**Task to complete:** Repeat each line of the material below exactly as it appears, minus any pictures.

**Supplied information:**
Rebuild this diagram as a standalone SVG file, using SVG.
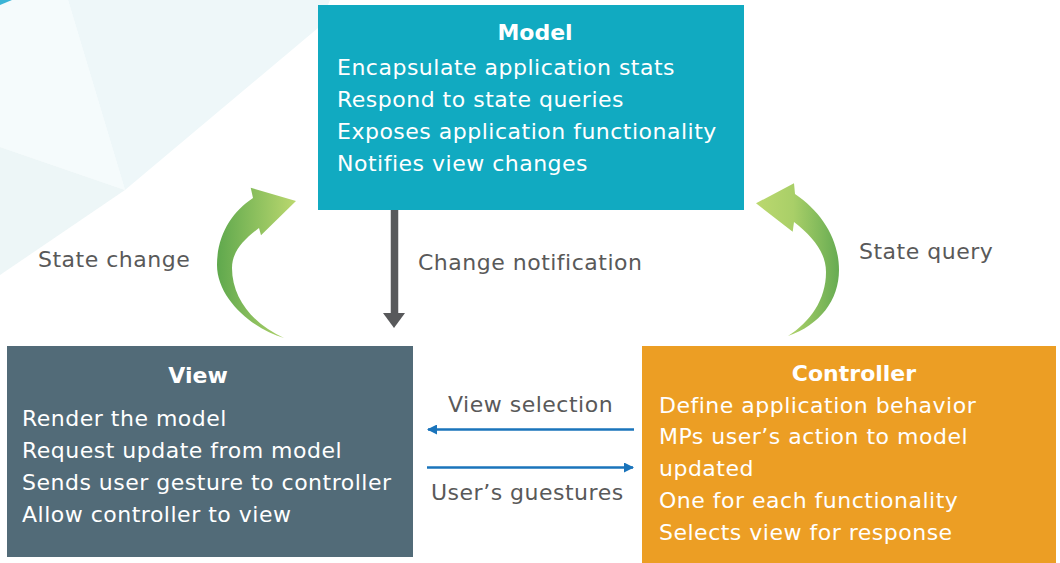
<svg xmlns="http://www.w3.org/2000/svg" width="1060" height="563" viewBox="0 0 1060 563">
<defs>
<style>
.t{font-family:"DejaVu Sans","Liberation Sans",sans-serif;font-size:22px;letter-spacing:0.5px;fill:#fff}
.b{font-family:"DejaVu Sans","Liberation Sans",sans-serif;font-size:22px;font-weight:bold;fill:#fff;text-anchor:middle}
.l{font-family:"DejaVu Sans","Liberation Sans",sans-serif;font-size:22px;letter-spacing:0.5px;fill:#595959}
.blue{stroke:#1a74bb;stroke-width:2.5;fill:none}
</style>
<linearGradient id="gL" gradientUnits="userSpaceOnUse" x1="217" y1="0" x2="296" y2="0">
<stop offset="0" stop-color="#5fa84d"/><stop offset="1" stop-color="#bbd86f"/>
</linearGradient>
<linearGradient id="gR" gradientUnits="userSpaceOnUse" x1="756" y1="0" x2="839" y2="0">
<stop offset="0" stop-color="#bbd86f"/><stop offset="0.45" stop-color="#a9cf68"/><stop offset="1" stop-color="#66ab52"/>
</linearGradient>
<marker id="bh" markerWidth="10" markerHeight="10" refX="9" refY="5" orient="auto" markerUnits="userSpaceOnUse">
<path d="M0,0 L10,5 L0,10 Z" fill="#1a74bb"/>
</marker>
</defs>
<rect width="1060" height="563" fill="#fff"/>
<g id="background">
<polygon points="0,0 68,0 125,190 0,147" fill="#f5fbfc"/>
<polygon points="68,0 330,0 318,28 125,190" fill="#eef7f9"/>
<polygon points="0,147 125,190 0,275" fill="#edf6f7"/>
<polygon points="0,0 12,0 0,5" fill="#3ab4d6"/>
</g>
<g id="connectors">
<path d="M394.5,210 V316" stroke="#58595b" stroke-width="7.5" fill="none"/>
<path d="M383,313 L405,313 L394,328 Z" fill="#58595b"/>
<path class="blue" d="M634,429.5 H428" marker-end="url(#bh)"/>
<path class="blue" d="M427,467.5 H633" marker-end="url(#bh)"/>
<path d="M284,338 C255,330 217,300 217,265 C217,235 232,212 253,198 L250.7,187.7 L296,201 L261,235.3 L259,228 C243,240 232,252 232,268 C232,300 255,325 284,338 Z" fill="url(#gL)"/>
<path d="M788,336 C820,325 839,300 839,270 C839,240 822,212 795,194 L794,183.3 L756,203.3 L792.7,231.7 L794,222 C812,236 826,252 826,272 C826,300 810,322 788,336 Z" fill="url(#gR)"/>
<text class="l" x="38" y="267">State change</text>
<text class="l" x="418" y="270">Change notification</text>
<text class="l" x="859" y="259">State query</text>
<text class="l" x="448" y="412">View selection</text>
<text class="l" x="431" y="500">User’s guestures</text>
</g>
<g id="model">
<rect x="318" y="5" width="426" height="205" fill="#11aac1"/>
<text class="b" x="535" y="40">Model</text>
<text class="t" x="337" y="75">Encapsulate application stats</text>
<text class="t" x="337" y="107">Respond to state queries</text>
<text class="t" x="337" y="139">Exposes application functionality</text>
<text class="t" x="337" y="171">Notifies view changes</text>
</g>
<g id="view">
<rect x="7" y="346" width="406" height="211" fill="#526b78"/>
<text class="b" x="198" y="383">View</text>
<text class="t" x="22" y="426">Render the model</text>
<text class="t" x="22" y="458">Request update from model</text>
<text class="t" x="22" y="490">Sends user gesture to controller</text>
<text class="t" x="22" y="522">Allow controller to view</text>
</g>
<g id="controller">
<rect x="642" y="346" width="414" height="217" fill="#ec9e24"/>
<text class="b" x="854" y="381">Controller</text>
<text class="t" x="659" y="413">Define application behavior</text>
<text class="t" x="659" y="444">MPs user’s action to model</text>
<text class="t" x="659" y="476">updated</text>
<text class="t" x="659" y="508">One for each functionality</text>
<text class="t" x="659" y="540">Selects view for response</text>
</g>
</svg>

**Exercise response:**
Rebuild this diagram as a standalone SVG file, using SVG.
<svg xmlns="http://www.w3.org/2000/svg" width="1060" height="563" viewBox="0 0 1060 563">
<defs>
<style>
.t{font-family:"DejaVu Sans","Liberation Sans",sans-serif;font-size:22px;letter-spacing:0.5px;fill:#fff}
.b{font-family:"DejaVu Sans","Liberation Sans",sans-serif;font-size:22px;font-weight:bold;fill:#fff;text-anchor:middle}
.l{font-family:"DejaVu Sans","Liberation Sans",sans-serif;font-size:22px;letter-spacing:0.5px;fill:#595959}
.blue{stroke:#1a74bb;stroke-width:2.5;fill:none}
</style>
<linearGradient id="gL" gradientUnits="userSpaceOnUse" x1="217" y1="0" x2="296" y2="0">
<stop offset="0" stop-color="#5fa84d"/><stop offset="1" stop-color="#bbd86f"/>
</linearGradient>
<linearGradient id="gR" gradientUnits="userSpaceOnUse" x1="756" y1="0" x2="839" y2="0">
<stop offset="0" stop-color="#bbd86f"/><stop offset="0.45" stop-color="#a9cf68"/><stop offset="1" stop-color="#66ab52"/>
</linearGradient>
<marker id="bh" markerWidth="10" markerHeight="10" refX="9" refY="5" orient="auto" markerUnits="userSpaceOnUse">
<path d="M0,0 L10,5 L0,10 Z" fill="#1a74bb"/>
</marker>
</defs>
<rect width="1060" height="563" fill="#fff"/>
<g id="background">
<polygon points="0,0 68,0 125,190 0,147" fill="#f5fbfc"/>
<polygon points="68,0 330,0 318,28 125,190" fill="#eef7f9"/>
<polygon points="0,147 125,190 0,275" fill="#edf6f7"/>
<polygon points="0,0 12,0 0,5" fill="#3ab4d6"/>
</g>
<g id="connectors">
<path d="M394.5,210 V316" stroke="#58595b" stroke-width="7.5" fill="none"/>
<path d="M383,313 L405,313 L394,328 Z" fill="#58595b"/>
<path class="blue" d="M634,429.5 H428" marker-end="url(#bh)"/>
<path class="blue" d="M427,467.5 H633" marker-end="url(#bh)"/>
<path d="M284,338 C255,330 217,300 217,265 C217,235 232,212 253,198 L250.7,187.7 L296,201 L261,235.3 L259,228 C243,240 232,252 232,268 C232,300 255,325 284,338 Z" fill="url(#gL)"/>
<path d="M788,336 C820,325 839,300 839,270 C839,240 822,212 795,194 L794,183.3 L756,203.3 L792.7,231.7 L794,222 C812,236 826,252 826,272 C826,300 810,322 788,336 Z" fill="url(#gR)"/>
<text class="l" x="38" y="267">State change</text>
<text class="l" x="418" y="270">Change notification</text>
<text class="l" x="859" y="259">State query</text>
<text class="l" x="448" y="412">View selection</text>
<text class="l" x="431" y="500">User’s guestures</text>
</g>
<g id="model">
<rect x="318" y="5" width="426" height="205" fill="#11aac1"/>
<text class="b" x="535" y="40">Model</text>
<text class="t" x="337" y="75">Encapsulate application stats</text>
<text class="t" x="337" y="107">Respond to state queries</text>
<text class="t" x="337" y="139">Exposes application functionality</text>
<text class="t" x="337" y="171">Notifies view changes</text>
</g>
<g id="view">
<rect x="7" y="346" width="406" height="211" fill="#526b78"/>
<text class="b" x="198" y="383">View</text>
<text class="t" x="22" y="426">Render the model</text>
<text class="t" x="22" y="458">Request update from model</text>
<text class="t" x="22" y="490">Sends user gesture to controller</text>
<text class="t" x="22" y="522">Allow controller to view</text>
</g>
<g id="controller">
<rect x="642" y="346" width="414" height="217" fill="#ec9e24"/>
<text class="b" x="854" y="381">Controller</text>
<text class="t" x="659" y="413">Define application behavior</text>
<text class="t" x="659" y="444">MPs user’s action to model</text>
<text class="t" x="659" y="476">updated</text>
<text class="t" x="659" y="508">One for each functionality</text>
<text class="t" x="659" y="540">Selects view for response</text>
</g>
</svg>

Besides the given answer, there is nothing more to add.